Unconquered Lacandon Maya

University Press of Florida
Joel W. Palka. 2005. Unconquered Lacandon Maya. University Press of Florida, ISBN 0-8130-2861-7. 292 pages, appendix, references cited and an index.
The traditional view of the Lacandon, at least as it was promulgated on college campuses during the 1960s, was that of idyllic perfection, living modestly and serenely in the jungly lowlands of Mayan Guatemala and Mexico, untouched by the plagues of modern civilization. As Joel Palka relates in Unconquered Lacandon Maya, the truth is harsher, more interesting, and thank god, more encouraging.

Palka’s book discusses the current and historical conditions of the various groups of people collectively called the Lacandon; or the Hach Winik, as they refer to themselves. The book focuses primarily on the changes to the society in the last 150 years or so, although it is clear that the Lacandon also resisted both the Spanish colonialists and the Maya overlords.

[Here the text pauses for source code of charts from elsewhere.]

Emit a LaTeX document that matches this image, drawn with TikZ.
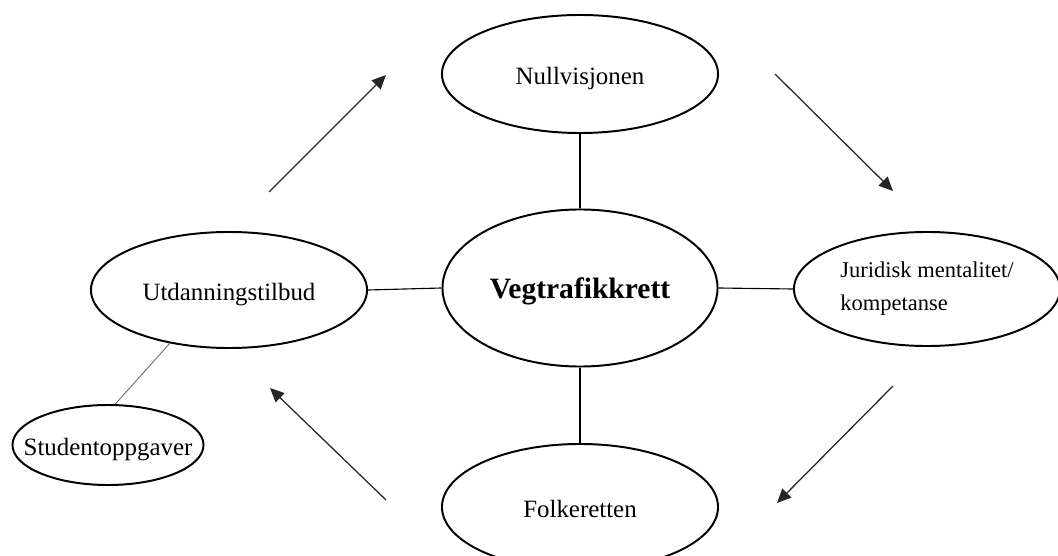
\documentclass[tikz,border=0pt]{standalone}
\usepackage{fontspec}
\setmainfont{Liberation Serif}
\usetikzlibrary{arrows.meta,shapes.geometric}
\tikzset{
  topicnode/.style={ellipse,draw=black,line width=1.4pt,align=center,
    inner sep=0pt,font=\fontsize{17.7}{24}\selectfont},
  lowtext/.style={text height=1.75em,text depth=0.22em},
  linkline/.style={line width=0.8pt,draw=black},
  sideline/.style={line width=0.6pt,draw=black!60},
  cycleflow/.style={-{Triangle[length=10pt,width=9pt]},line width=0.9pt,draw=black!85}
}

\begin{document}
\begin{tikzpicture}[x=0.025cm,y=-0.025cm]
\path[use as bounding box] (0,0) rectangle (1058,556);
% the five topics round the centre
\node[topicnode,lowtext,minimum width=6.875cm,minimum height=3.925cm,
  font=\fontsize{21}{24}\selectfont\bfseries] (veg) at (580,288) {Vegtrafikkrett};
\node[topicnode,lowtext,minimum width=6.9cm,minimum height=2.95cm] (null) at (580,74) {Nullvisjonen};
\node[topicnode,lowtext,minimum width=6.9cm,minimum height=3.15cm] (folk) at (580,507) {Folkeretten};
\node[topicnode,lowtext,minimum width=6.9cm,minimum height=2.9cm] (utd) at (229,290) {Utdanningstilbud};
\node[topicnode,minimum width=6.65cm,minimum height=2.85cm,align=left,
  font=\fontsize{16}{23.5}\selectfont] (jur) at (927,289)
  {Juridisk mentalitet/\\kompetanse};
\node[topicnode,lowtext,minimum width=4.775cm,minimum height=2cm,inner xsep=-18pt] (stud) at (108,445)
  {Studentoppgaver};
\draw[linkline] (null.south) -- (veg.north);
\draw[linkline] (veg.south) -- (folk.north);
\draw[linkline] (utd.east) -- (veg.west);
\draw[linkline] (veg.east) -- (jur.west);
\draw[sideline] (stud.80) -- (utd.222);
% the cycle arrows
\coordinate (nwtail) at (269,192); \coordinate (nwtip) at (386,75);
\coordinate (netail) at (775,74);  \coordinate (netip) at (893,191);
\coordinate (setail) at (893,386); \coordinate (setip) at (777,503);
\coordinate (swtail) at (386,500); \coordinate (swtip) at (270,388);
\draw[cycleflow] (nwtail) -- (nwtip);
\draw[cycleflow] (netail) -- (netip);
\draw[cycleflow] (setail) -- (setip);
\draw[cycleflow] (swtail) -- (swtip);
\end{tikzpicture}
\end{document}
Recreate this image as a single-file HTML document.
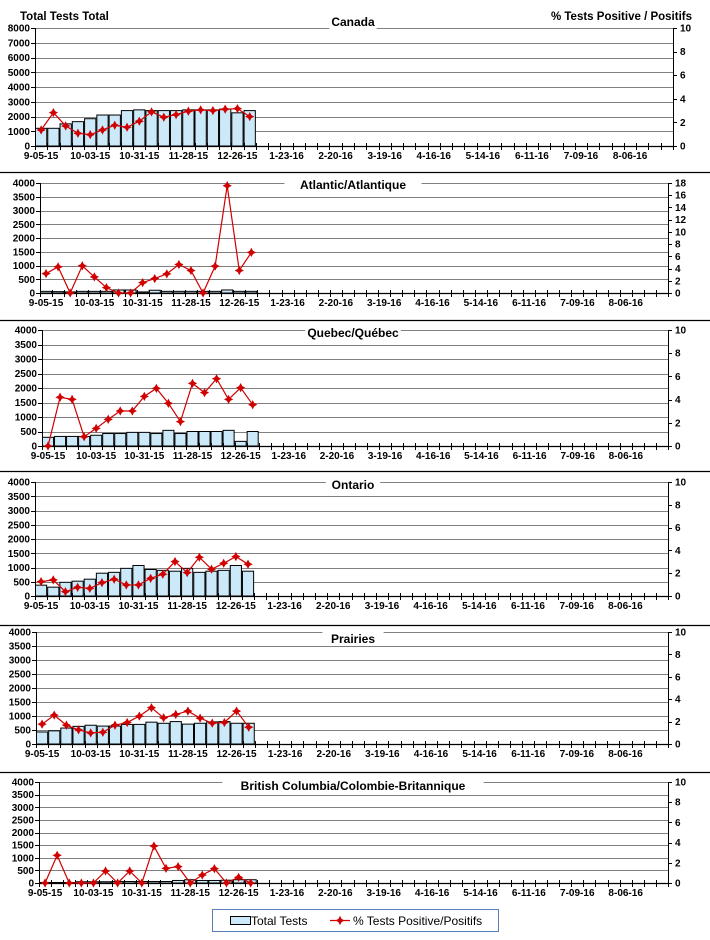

The book incorporates ethnohistoric reports and images from nineteenth century travelers such as Desiré Charnay and A.P. Maudsley and twentieth century ethnographers such as Marvin Vann, Jacques Soustelle, and Gertrude Duby Blom and Frans Blom.
But the book is difficult. I suspect that’s because Palka had difficulty in defining the Lacandon. In fact, the Lacandon defy definition, their adaptive strategies are myriad, a mosaic of acceptance and rejection of outsiders, of foreign trade goods and religion.

As an archaeologist, Palka is interested in material culture. Five chapters on various aspects of the ethnographic, historic, and demographic data are followed by a description of the archaeological investigations of a handful of historic villages. The results of the pedestrian survey, metal detecting, and excavation of test pits are provided, along with a detailed description of the artifacts recovered from these excavations. The final chapters place the artifacts and architecture within the social and environmental context, using such anthropological notions as gender roles and kinship lines to compare the traditional concept of the Lacandon with the divergent one revealed by Palka’s investigations.
The final upshot of the book is that the Lacandon are not unchanged by exposure to modernity; in fact, the changes are widespread and resonate deeply within their culture and cultural material. However, the Lacandon continue to control the changes that they accept, adapting modern strategies and technology when that is deemed useful, and rejecting where it is not. Further, each Lacandon village continues to remain autonomous, making its own decision about what is acceptable and useful.

Although the book is a little rough going for the casual reader, the intricacies of the adaptive strategies of the Lacandon are fascinating. A remarkable number of illustrations and photographs are in this text. Proceeds from the book are promised to benefit Na-Bolom, the research institute in Chiapas built by the Bloms to study and defend the Lacandon.